Wednesday, February 29, 2012

Hamill given access to Khmer Rouge file

KRvictims+-+Kerry+Hamill.jpg
JUSTICE: Kerry Hamill, brother of rower Rob Hamill, was killed when the yacht he and friends were sailing strayed into Cambodian waters in August 1978. (DOMINION POST)

29/02/2012
Fairfax NZ News

Rob Hamill a decision granting him civil party status in the Cambodian war crimes trial of Khmer Rouge commanders he holds responsible for the death of his brother Kerry is a huge breakthrough.

That decision should have given him access to the case file, but that access is still being blocked.

Kerry Hamill was tortured and killed in Cambodia in 1978, after being abducted from his boat, which he was sailing with two friends.

He was one of about 1.7 million people who died during the Khmer Rouge regime between 1975 and 1979.

Last year Rob Hamill, a trans-Atlantic rower, was told his appeal to be a civil party to the proceedings in Case 3 of the Khmer Rouge trial had been rejected.
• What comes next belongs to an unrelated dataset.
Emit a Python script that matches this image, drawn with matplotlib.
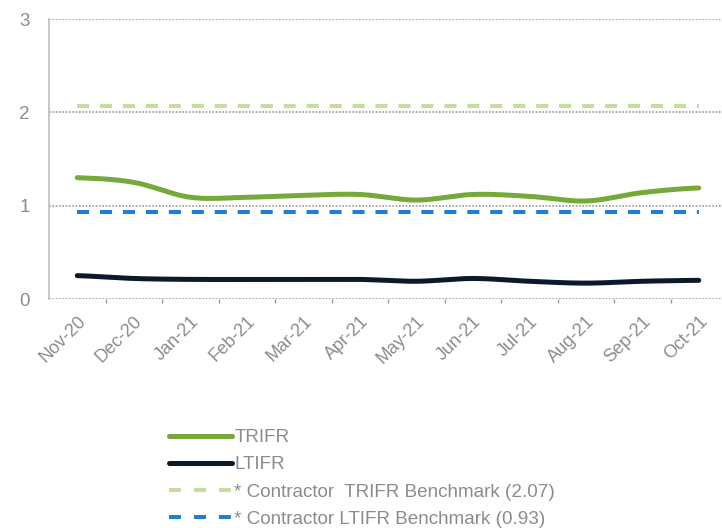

Now UN-nominated Swiss judge Laurent Kasper-Ansermet has decided he can be the first person to be given the status in the third case.

But Hamill’s lawyers have not been allowed access to the case file.

A national court official in Cambodia told them the order on the admissibility of the civil party application was not considered valid and any access to the case file was not granted.

That was on the basis that Judge Kasper-Ansermet had yet to be officially appointed as the fully-accredited International Co-Investigating Judge.

Cambodia has refused to recognize Judge Kasper-Ansermet, a move some observers see as an excuse to thwart investigations into the third, and a fourth, case.

Hamill’s application to become a civil party, made last April, was against Khmer Rouge commanders Meas Muth and Sou Met, who are believed to be under investigation.

Today Hamill hailed his acceptance as a civil party.

“It’s a huge breakthrough that suggests the two suspects have a case to answer.”

It also meant other victims of the Khmer Rouge, and in particular of the two suspects, had a case to be accepted by the court as civil party victim’s in Case 3, he said.

“However, as seems to be a reoccurring theme in the machinations of the court, there is still dissention within the upper ranks of the judiciary.”

Hamill’s lawyers Sam Sokong and Lyma Nguyen said Judge Kasper-Ansermet’s decision had considered that the “numerous procedural irregularities” in the previous decision on Hamill’s application justified reconsideration by his office.

The judge found that Hamill suffered injury as a victim of crime and that the previous decision was totally unjust in that it deprived him of the possibility of participating in the proceedings against people allegedly responsible for the disappearance of his brother, and seeking reparation.